→ Task brief
Repeat the material below word for word and leave out all pictures.

##### Raw data #####

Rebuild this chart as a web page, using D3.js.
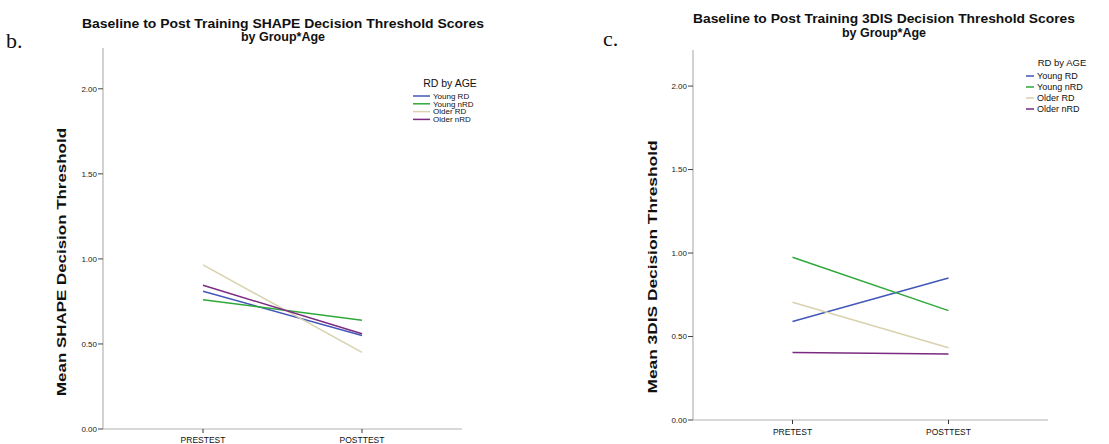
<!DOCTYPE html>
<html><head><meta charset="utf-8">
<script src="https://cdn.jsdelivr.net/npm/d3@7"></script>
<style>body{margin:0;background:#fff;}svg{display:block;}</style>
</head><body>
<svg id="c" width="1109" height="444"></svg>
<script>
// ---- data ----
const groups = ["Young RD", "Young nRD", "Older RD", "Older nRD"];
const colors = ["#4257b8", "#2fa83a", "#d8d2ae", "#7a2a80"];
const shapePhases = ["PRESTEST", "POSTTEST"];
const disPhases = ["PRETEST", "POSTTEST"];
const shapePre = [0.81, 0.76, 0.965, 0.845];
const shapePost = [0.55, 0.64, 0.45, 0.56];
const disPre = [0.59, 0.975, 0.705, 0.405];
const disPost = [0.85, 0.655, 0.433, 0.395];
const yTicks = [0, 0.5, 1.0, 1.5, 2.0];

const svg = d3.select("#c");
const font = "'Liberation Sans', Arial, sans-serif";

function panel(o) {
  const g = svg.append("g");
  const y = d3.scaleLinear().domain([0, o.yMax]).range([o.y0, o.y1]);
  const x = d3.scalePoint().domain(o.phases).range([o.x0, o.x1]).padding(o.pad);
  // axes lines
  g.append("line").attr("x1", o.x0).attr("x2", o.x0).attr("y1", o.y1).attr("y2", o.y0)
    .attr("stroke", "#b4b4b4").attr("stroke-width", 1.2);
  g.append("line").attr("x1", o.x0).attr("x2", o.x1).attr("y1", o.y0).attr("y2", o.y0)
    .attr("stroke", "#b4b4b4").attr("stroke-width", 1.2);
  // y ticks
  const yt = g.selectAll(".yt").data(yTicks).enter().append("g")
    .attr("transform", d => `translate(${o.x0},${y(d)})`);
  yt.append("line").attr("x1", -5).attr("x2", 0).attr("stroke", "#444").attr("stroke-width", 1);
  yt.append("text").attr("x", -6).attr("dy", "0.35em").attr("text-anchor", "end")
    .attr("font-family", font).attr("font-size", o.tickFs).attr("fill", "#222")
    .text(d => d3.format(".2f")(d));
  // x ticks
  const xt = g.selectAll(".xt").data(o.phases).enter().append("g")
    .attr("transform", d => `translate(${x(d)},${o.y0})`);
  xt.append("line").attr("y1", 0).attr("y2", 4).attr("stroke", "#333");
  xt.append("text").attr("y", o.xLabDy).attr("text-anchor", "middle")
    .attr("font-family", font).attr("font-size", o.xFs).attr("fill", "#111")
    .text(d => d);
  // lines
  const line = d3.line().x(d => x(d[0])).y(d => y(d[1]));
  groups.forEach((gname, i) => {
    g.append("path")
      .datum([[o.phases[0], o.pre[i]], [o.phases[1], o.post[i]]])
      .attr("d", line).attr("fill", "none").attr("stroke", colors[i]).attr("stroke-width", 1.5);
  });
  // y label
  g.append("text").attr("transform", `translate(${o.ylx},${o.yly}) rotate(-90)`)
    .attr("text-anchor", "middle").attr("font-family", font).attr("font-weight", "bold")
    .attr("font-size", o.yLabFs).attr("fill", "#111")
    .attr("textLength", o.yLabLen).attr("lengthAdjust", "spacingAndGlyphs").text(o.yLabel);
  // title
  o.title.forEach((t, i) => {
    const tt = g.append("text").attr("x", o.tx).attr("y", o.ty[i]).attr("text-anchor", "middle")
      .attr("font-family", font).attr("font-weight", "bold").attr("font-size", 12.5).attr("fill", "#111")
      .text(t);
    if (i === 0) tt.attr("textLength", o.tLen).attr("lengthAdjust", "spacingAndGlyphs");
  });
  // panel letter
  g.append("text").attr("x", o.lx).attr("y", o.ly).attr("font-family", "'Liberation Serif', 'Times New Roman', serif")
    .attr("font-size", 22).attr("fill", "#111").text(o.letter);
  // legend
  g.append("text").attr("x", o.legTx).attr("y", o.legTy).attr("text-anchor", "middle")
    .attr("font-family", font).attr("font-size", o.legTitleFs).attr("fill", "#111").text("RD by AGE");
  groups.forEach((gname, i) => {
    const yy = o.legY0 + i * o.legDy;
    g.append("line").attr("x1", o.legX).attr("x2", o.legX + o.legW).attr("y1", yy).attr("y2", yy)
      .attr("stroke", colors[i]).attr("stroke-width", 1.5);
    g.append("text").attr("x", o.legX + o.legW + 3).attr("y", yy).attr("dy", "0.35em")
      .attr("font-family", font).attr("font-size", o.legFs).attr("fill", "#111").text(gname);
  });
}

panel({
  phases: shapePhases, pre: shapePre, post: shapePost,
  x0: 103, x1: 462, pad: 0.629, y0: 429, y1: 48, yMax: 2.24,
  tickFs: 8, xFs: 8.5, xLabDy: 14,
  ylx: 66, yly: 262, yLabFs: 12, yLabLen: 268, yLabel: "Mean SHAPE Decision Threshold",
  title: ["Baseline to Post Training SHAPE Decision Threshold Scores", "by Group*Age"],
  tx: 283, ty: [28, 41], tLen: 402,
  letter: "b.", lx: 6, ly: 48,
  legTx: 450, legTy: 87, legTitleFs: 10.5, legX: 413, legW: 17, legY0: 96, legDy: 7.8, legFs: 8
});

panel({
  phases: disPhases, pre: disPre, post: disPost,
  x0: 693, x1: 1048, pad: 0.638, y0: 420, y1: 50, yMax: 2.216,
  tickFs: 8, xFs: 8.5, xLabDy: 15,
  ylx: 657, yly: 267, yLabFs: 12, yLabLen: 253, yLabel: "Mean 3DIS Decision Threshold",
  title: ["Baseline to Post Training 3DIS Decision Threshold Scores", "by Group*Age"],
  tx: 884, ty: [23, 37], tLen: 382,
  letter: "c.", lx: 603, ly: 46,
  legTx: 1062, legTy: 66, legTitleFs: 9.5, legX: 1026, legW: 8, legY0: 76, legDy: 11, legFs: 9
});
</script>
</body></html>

#####

→ Exercise result
Rebuild this chart as a web page, using D3.js.
<!DOCTYPE html>
<html><head><meta charset="utf-8">
<script src="https://cdn.jsdelivr.net/npm/d3@7"></script>
<style>body{margin:0;background:#fff;}svg{display:block;}</style>
</head><body>
<svg id="c" width="1109" height="444"></svg>
<script>
// ---- data ----
const groups = ["Young RD", "Young nRD", "Older RD", "Older nRD"];
const colors = ["#4257b8", "#2fa83a", "#d8d2ae", "#7a2a80"];
const shapePhases = ["PRESTEST", "POSTTEST"];
const disPhases = ["PRETEST", "POSTTEST"];
const shapePre = [0.81, 0.76, 0.965, 0.845];
const shapePost = [0.55, 0.64, 0.45, 0.56];
const disPre = [0.59, 0.975, 0.705, 0.405];
const disPost = [0.85, 0.655, 0.433, 0.395];
const yTicks = [0, 0.5, 1.0, 1.5, 2.0];

const svg = d3.select("#c");
const font = "'Liberation Sans', Arial, sans-serif";

function panel(o) {
  const g = svg.append("g");
  const y = d3.scaleLinear().domain([0, o.yMax]).range([o.y0, o.y1]);
  const x = d3.scalePoint().domain(o.phases).range([o.x0, o.x1]).padding(o.pad);
  // axes lines
  g.append("line").attr("x1", o.x0).attr("x2", o.x0).attr("y1", o.y1).attr("y2", o.y0)
    .attr("stroke", "#b4b4b4").attr("stroke-width", 1.2);
  g.append("line").attr("x1", o.x0).attr("x2", o.x1).attr("y1", o.y0).attr("y2", o.y0)
    .attr("stroke", "#b4b4b4").attr("stroke-width", 1.2);
  // y ticks
  const yt = g.selectAll(".yt").data(yTicks).enter().append("g")
    .attr("transform", d => `translate(${o.x0},${y(d)})`);
  yt.append("line").attr("x1", -5).attr("x2", 0).attr("stroke", "#444").attr("stroke-width", 1);
  yt.append("text").attr("x", -6).attr("dy", "0.35em").attr("text-anchor", "end")
    .attr("font-family", font).attr("font-size", o.tickFs).attr("fill", "#222")
    .text(d => d3.format(".2f")(d));
  // x ticks
  const xt = g.selectAll(".xt").data(o.phases).enter().append("g")
    .attr("transform", d => `translate(${x(d)},${o.y0})`);
  xt.append("line").attr("y1", 0).attr("y2", 4).attr("stroke", "#333");
  xt.append("text").attr("y", o.xLabDy).attr("text-anchor", "middle")
    .attr("font-family", font).attr("font-size", o.xFs).attr("fill", "#111")
    .text(d => d);
  // lines
  const line = d3.line().x(d => x(d[0])).y(d => y(d[1]));
  groups.forEach((gname, i) => {
    g.append("path")
      .datum([[o.phases[0], o.pre[i]], [o.phases[1], o.post[i]]])
      .attr("d", line).attr("fill", "none").attr("stroke", colors[i]).attr("stroke-width", 1.5);
  });
  // y label
  g.append("text").attr("transform", `translate(${o.ylx},${o.yly}) rotate(-90)`)
    .attr("text-anchor", "middle").attr("font-family", font).attr("font-weight", "bold")
    .attr("font-size", o.yLabFs).attr("fill", "#111")
    .attr("textLength", o.yLabLen).attr("lengthAdjust", "spacingAndGlyphs").text(o.yLabel);
  // title
  o.title.forEach((t, i) => {
    const tt = g.append("text").attr("x", o.tx).attr("y", o.ty[i]).attr("text-anchor", "middle")
      .attr("font-family", font).attr("font-weight", "bold").attr("font-size", 12.5).attr("fill", "#111")
      .text(t);
    if (i === 0) tt.attr("textLength", o.tLen).attr("lengthAdjust", "spacingAndGlyphs");
  });
  // panel letter
  g.append("text").attr("x", o.lx).attr("y", o.ly).attr("font-family", "'Liberation Serif', 'Times New Roman', serif")
    .attr("font-size", 22).attr("fill", "#111").text(o.letter);
  // legend
  g.append("text").attr("x", o.legTx).attr("y", o.legTy).attr("text-anchor", "middle")
    .attr("font-family", font).attr("font-size", o.legTitleFs).attr("fill", "#111").text("RD by AGE");
  groups.forEach((gname, i) => {
    const yy = o.legY0 + i * o.legDy;
    g.append("line").attr("x1", o.legX).attr("x2", o.legX + o.legW).attr("y1", yy).attr("y2", yy)
      .attr("stroke", colors[i]).attr("stroke-width", 1.5);
    g.append("text").attr("x", o.legX + o.legW + 3).attr("y", yy).attr("dy", "0.35em")
      .attr("font-family", font).attr("font-size", o.legFs).attr("fill", "#111").text(gname);
  });
}

panel({
  phases: shapePhases, pre: shapePre, post: shapePost,
  x0: 103, x1: 462, pad: 0.629, y0: 429, y1: 48, yMax: 2.24,
  tickFs: 8, xFs: 8.5, xLabDy: 14,
  ylx: 66, yly: 262, yLabFs: 12, yLabLen: 268, yLabel: "Mean SHAPE Decision Threshold",
  title: ["Baseline to Post Training SHAPE Decision Threshold Scores", "by Group*Age"],
  tx: 283, ty: [28, 41], tLen: 402,
  letter: "b.", lx: 6, ly: 48,
  legTx: 450, legTy: 87, legTitleFs: 10.5, legX: 413, legW: 17, legY0: 96, legDy: 7.8, legFs: 8
});

panel({
  phases: disPhases, pre: disPre, post: disPost,
  x0: 693, x1: 1048, pad: 0.638, y0: 420, y1: 50, yMax: 2.216,
  tickFs: 8, xFs: 8.5, xLabDy: 15,
  ylx: 657, yly: 267, yLabFs: 12, yLabLen: 253, yLabel: "Mean 3DIS Decision Threshold",
  title: ["Baseline to Post Training 3DIS Decision Threshold Scores", "by Group*Age"],
  tx: 884, ty: [23, 37], tLen: 382,
  letter: "c.", lx: 603, ly: 46,
  legTx: 1062, legTy: 66, legTitleFs: 9.5, legX: 1026, legW: 8, legY0: 76, legDy: 11, legFs: 9
});
</script>
</body></html>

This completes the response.